→ **INFORMATION SHOWN**
+++++

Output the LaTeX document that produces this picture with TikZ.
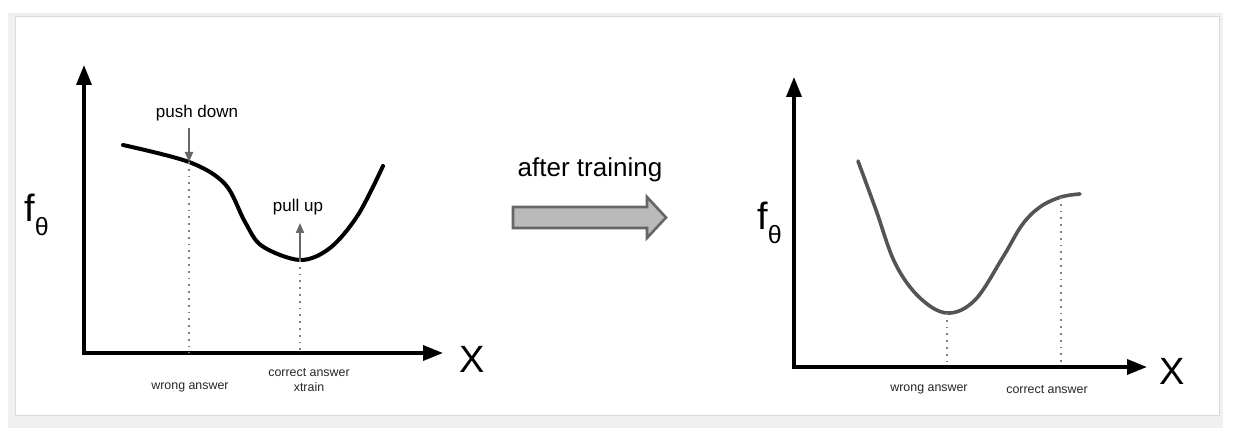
\documentclass[tikz,border=0pt]{standalone}
\usepackage{fontspec}
\setmainfont{Liberation Sans}
\usetikzlibrary{arrows.meta}

\begin{document}
\begin{tikzpicture}[x=0.5pt, y=-0.5pt,
        axis/.style={line width=1.75pt, {Triangle[length=10pt, width=7.5pt]}-{Triangle[length=10pt, width=7.5pt]}},
        force/.style={line width=1pt, color=black!60, -{Triangle[length=5pt, width=4pt]}},
        guide/.style={line width=0.8pt, color=black!50, dash pattern=on 0.9pt off 2.5pt},
        small/.style={font=\fontsize{6.2pt}{7.5pt}\selectfont, text=black!85, inner sep=0pt, anchor=base, align=center},
        big/.style={font=\fontsize{19pt}{19pt}\selectfont, inner sep=0pt, anchor=base}]
                        % frame
                        \useasboundingbox (0, 0) rectangle (1233, 438);
                        \fill[black!6] (8, 13) rectangle (1223, 428);
                        \draw[fill=white, draw=black!14, line width=0.5pt] (15, 17) rectangle (1219, 416);
                        % before training
                        \coordinate (yA) at (84, 65);
                        \coordinate (oA) at (84, 353);
                        \coordinate (xA) at (443, 353);
                        \draw[axis] (yA) -- (oA) -- (xA);
                        \node[big] (XA) at (472, 373){X};
                        \node[big, anchor=base west] (fA) at (24, 222){f\raisebox{-7pt}{\fontsize{12.5pt}{12.5pt}\selectfont θ}};
                        \coordinate (wA) at (189, 162);
                        \coordinate (cA) at (300, 260);
                        \draw[line width=2pt, line cap=round] plot[smooth, tension=0.55] coordinates {(123, 145) (wA) (225, 184) (245, 222) (262, 246) (cA) (330, 248) (358, 215) (383, 166)};
                        \draw[guide] (wA) -- (wA |- oA);
                        \draw[guide] (cA) -- (cA |- oA);
                        \node[font=\fontsize{8.5pt}{8.5pt}\selectfont, inner sep=0pt, anchor=base] (push) at (197, 118){push down};
                        \draw[force] (189, 128) -- (wA);
                        \node[font=\fontsize{8.5pt}{8.5pt}\selectfont, inner sep=0pt, anchor=base] (pull) at (298, 212){pull up};
                        \draw[force] (cA) -- (300, 223);
                        \node[small] (wrongA) at (190, 390){wrong answer};
                        \node[small, anchor=base] (rightA) at (309, 392){correct answer\\xtrain};
                        % arrow
                        \node[font=\fontsize{13pt}{13pt}\selectfont, inner sep=0pt, anchor=base] (train) at (590, 177){after training};
                        \draw[fill=black!27, draw=black!60, line width=1.3pt, line join=miter] (513, 207) -- (647, 207) -- (647, 197) -- (666, 217.5) -- (647, 238) -- (647, 228) -- (513, 228) -- cycle;
                        % after training
                        \coordinate (yB) at (794, 77);
                        \coordinate (oB) at (794, 367);
                        \coordinate (xB) at (1147, 367);
                        \draw[axis] (yB) -- (oB) -- (xB);
                        \node[big] (XB) at (1172, 385){X};
                        \node[big, anchor=base west] (fB) at (757, 230){f\raisebox{-7pt}{\fontsize{12.5pt}{12.5pt}\selectfont θ}};
                        \coordinate (wB) at (947, 313);
                        \coordinate (cB) at (1061, 197);
                        \draw[line width=1.8pt, color=black!67, line cap=round] plot[smooth, tension=0.6] coordinates {(858, 161) (876, 210) (895, 263) (919, 297) (wB) (975, 300) (1003, 257) (1022, 225) (1040, 207) (cB) (1080, 194)};
                        \draw[guide] (wB) -- (wB |- oB);
                        \draw[guide] (cB) -- (cB |- oB);
                        \node[small] (wrongB) at (929, 392){wrong answer};
                        \node[small] (rightB) at (1047, 394){correct answer};
                \end{tikzpicture}
\end{document}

+++++

→ **TO DO**
Output the lines above in full and exactly as given, omitting any pictures.

→ **EXPECTED ANSWER**
Output the LaTeX document that produces this picture with TikZ.
\documentclass[tikz,border=0pt]{standalone}
\usepackage{fontspec}
\setmainfont{Liberation Sans}
\usetikzlibrary{arrows.meta}

\begin{document}
\begin{tikzpicture}[x=0.5pt, y=-0.5pt,
        axis/.style={line width=1.75pt, {Triangle[length=10pt, width=7.5pt]}-{Triangle[length=10pt, width=7.5pt]}},
        force/.style={line width=1pt, color=black!60, -{Triangle[length=5pt, width=4pt]}},
        guide/.style={line width=0.8pt, color=black!50, dash pattern=on 0.9pt off 2.5pt},
        small/.style={font=\fontsize{6.2pt}{7.5pt}\selectfont, text=black!85, inner sep=0pt, anchor=base, align=center},
        big/.style={font=\fontsize{19pt}{19pt}\selectfont, inner sep=0pt, anchor=base}]
                        % frame
                        \useasboundingbox (0, 0) rectangle (1233, 438);
                        \fill[black!6] (8, 13) rectangle (1223, 428);
                        \draw[fill=white, draw=black!14, line width=0.5pt] (15, 17) rectangle (1219, 416);
                        % before training
                        \coordinate (yA) at (84, 65);
                        \coordinate (oA) at (84, 353);
                        \coordinate (xA) at (443, 353);
                        \draw[axis] (yA) -- (oA) -- (xA);
                        \node[big] (XA) at (472, 373){X};
                        \node[big, anchor=base west] (fA) at (24, 222){f\raisebox{-7pt}{\fontsize{12.5pt}{12.5pt}\selectfont θ}};
                        \coordinate (wA) at (189, 162);
                        \coordinate (cA) at (300, 260);
                        \draw[line width=2pt, line cap=round] plot[smooth, tension=0.55] coordinates {(123, 145) (wA) (225, 184) (245, 222) (262, 246) (cA) (330, 248) (358, 215) (383, 166)};
                        \draw[guide] (wA) -- (wA |- oA);
                        \draw[guide] (cA) -- (cA |- oA);
                        \node[font=\fontsize{8.5pt}{8.5pt}\selectfont, inner sep=0pt, anchor=base] (push) at (197, 118){push down};
                        \draw[force] (189, 128) -- (wA);
                        \node[font=\fontsize{8.5pt}{8.5pt}\selectfont, inner sep=0pt, anchor=base] (pull) at (298, 212){pull up};
                        \draw[force] (cA) -- (300, 223);
                        \node[small] (wrongA) at (190, 390){wrong answer};
                        \node[small, anchor=base] (rightA) at (309, 392){correct answer\\xtrain};
                        % arrow
                        \node[font=\fontsize{13pt}{13pt}\selectfont, inner sep=0pt, anchor=base] (train) at (590, 177){after training};
                        \draw[fill=black!27, draw=black!60, line width=1.3pt, line join=miter] (513, 207) -- (647, 207) -- (647, 197) -- (666, 217.5) -- (647, 238) -- (647, 228) -- (513, 228) -- cycle;
                        % after training
                        \coordinate (yB) at (794, 77);
                        \coordinate (oB) at (794, 367);
                        \coordinate (xB) at (1147, 367);
                        \draw[axis] (yB) -- (oB) -- (xB);
                        \node[big] (XB) at (1172, 385){X};
                        \node[big, anchor=base west] (fB) at (757, 230){f\raisebox{-7pt}{\fontsize{12.5pt}{12.5pt}\selectfont θ}};
                        \coordinate (wB) at (947, 313);
                        \coordinate (cB) at (1061, 197);
                        \draw[line width=1.8pt, color=black!67, line cap=round] plot[smooth, tension=0.6] coordinates {(858, 161) (876, 210) (895, 263) (919, 297) (wB) (975, 300) (1003, 257) (1022, 225) (1040, 207) (cB) (1080, 194)};
                        \draw[guide] (wB) -- (wB |- oB);
                        \draw[guide] (cB) -- (cB |- oB);
                        \node[small] (wrongB) at (929, 392){wrong answer};
                        \node[small] (rightB) at (1047, 394){correct answer};
                \end{tikzpicture}
\end{document}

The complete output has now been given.